Verdadeiramente inovador seria um vão lançado com pilares à Edgar Cardoso (outro guru com bons e maus momentos, mas que no que concerne a pilares era o mestre), com cotas em torno das cotas dos dois encontros. Um vão flat, simples, arrojado, que interferisse o menos possível no vocabulário e imaginário herdado do Alvão e das fotos do Carlos Romão na sua Cidade Surpreendente.
Não quero com isto afirmar que sejamos obrigados a reproduzir o Bairro Alto ou a Graça, tal como preconizou um aprendiz de guru em páginas de um semanário há uns fins-de-semana atrás. Definitivamente, não é. Agora, em respeito aos arquétipos culturais e arquitectónicos deveria ser exigida uma maior contenção para estas novas futuras pré-existências em respeito para com as antigas pré-existências.

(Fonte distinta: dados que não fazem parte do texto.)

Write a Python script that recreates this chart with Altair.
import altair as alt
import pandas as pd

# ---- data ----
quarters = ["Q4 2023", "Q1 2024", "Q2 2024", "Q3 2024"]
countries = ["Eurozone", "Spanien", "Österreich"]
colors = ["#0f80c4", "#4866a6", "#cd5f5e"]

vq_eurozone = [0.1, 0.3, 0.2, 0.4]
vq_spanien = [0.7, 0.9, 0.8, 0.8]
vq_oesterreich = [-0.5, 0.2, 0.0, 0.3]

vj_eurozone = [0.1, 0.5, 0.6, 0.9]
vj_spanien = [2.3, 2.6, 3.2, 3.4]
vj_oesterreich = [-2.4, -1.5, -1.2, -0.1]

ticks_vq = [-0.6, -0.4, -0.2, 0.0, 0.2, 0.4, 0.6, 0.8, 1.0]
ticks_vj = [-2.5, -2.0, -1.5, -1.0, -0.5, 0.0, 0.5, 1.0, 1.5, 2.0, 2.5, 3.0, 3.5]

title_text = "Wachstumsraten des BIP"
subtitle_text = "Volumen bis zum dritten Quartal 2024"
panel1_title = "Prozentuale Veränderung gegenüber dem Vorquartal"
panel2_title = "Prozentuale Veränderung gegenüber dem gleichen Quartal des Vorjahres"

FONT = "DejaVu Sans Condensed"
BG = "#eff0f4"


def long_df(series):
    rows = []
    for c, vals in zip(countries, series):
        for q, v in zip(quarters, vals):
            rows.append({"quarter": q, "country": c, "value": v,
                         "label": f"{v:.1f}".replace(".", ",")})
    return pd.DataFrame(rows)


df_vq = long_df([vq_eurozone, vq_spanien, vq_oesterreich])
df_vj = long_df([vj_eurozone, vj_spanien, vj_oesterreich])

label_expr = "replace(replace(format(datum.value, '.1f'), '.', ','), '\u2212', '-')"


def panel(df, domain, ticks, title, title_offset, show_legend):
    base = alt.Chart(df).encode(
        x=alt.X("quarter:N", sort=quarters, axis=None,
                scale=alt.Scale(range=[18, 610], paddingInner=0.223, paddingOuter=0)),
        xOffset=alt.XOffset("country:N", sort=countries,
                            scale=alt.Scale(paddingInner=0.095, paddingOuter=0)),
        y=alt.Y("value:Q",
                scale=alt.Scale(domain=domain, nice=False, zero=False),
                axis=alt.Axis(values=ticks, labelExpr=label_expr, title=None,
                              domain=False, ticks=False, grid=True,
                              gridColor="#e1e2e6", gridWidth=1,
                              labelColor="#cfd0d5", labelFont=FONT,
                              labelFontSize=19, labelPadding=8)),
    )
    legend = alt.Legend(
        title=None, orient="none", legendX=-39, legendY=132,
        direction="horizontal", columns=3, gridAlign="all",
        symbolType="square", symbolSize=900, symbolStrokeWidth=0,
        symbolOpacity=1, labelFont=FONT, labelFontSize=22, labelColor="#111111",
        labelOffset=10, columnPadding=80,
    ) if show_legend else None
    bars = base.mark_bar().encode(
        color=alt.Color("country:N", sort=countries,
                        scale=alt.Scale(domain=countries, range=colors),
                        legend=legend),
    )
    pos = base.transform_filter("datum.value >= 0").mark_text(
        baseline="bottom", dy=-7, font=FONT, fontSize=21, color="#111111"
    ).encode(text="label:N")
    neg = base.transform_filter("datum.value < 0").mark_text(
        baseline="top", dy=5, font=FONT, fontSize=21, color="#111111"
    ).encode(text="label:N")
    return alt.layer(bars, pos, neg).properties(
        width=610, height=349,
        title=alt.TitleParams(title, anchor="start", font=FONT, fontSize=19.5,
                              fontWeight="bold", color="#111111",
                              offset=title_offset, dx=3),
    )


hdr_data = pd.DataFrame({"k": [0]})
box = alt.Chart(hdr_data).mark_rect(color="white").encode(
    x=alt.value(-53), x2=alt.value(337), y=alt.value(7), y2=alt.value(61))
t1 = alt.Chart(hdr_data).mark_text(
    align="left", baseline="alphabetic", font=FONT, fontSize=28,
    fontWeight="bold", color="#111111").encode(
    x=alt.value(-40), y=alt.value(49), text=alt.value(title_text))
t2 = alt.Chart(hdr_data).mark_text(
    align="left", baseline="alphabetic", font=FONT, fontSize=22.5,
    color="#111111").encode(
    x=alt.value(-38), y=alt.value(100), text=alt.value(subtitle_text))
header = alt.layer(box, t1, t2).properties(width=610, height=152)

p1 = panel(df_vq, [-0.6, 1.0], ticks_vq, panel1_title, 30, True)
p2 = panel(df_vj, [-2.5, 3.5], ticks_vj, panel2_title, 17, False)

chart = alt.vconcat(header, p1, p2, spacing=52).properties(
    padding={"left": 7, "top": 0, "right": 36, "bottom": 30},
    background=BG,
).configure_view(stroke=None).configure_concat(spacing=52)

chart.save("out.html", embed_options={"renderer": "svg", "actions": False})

Interessante ver a solução para o Centro Cultural Kunsthaus Graz em Graz, Áustria, dos arquitectos Peter Cook e Colin Fournier.
A estagnação dos processos de planeamento e ordenamento do território, em especial ao nível do pormenor, mantendo as mesmas regras de “traça primeiro e só então propicia discussão já enviesada”, não tem acompanhado a evolução do paradigma comunicacional e do potencial e cada vez maior vontade de participação dos cidadãos. Depois os gurus recebem um “BASTA YA”!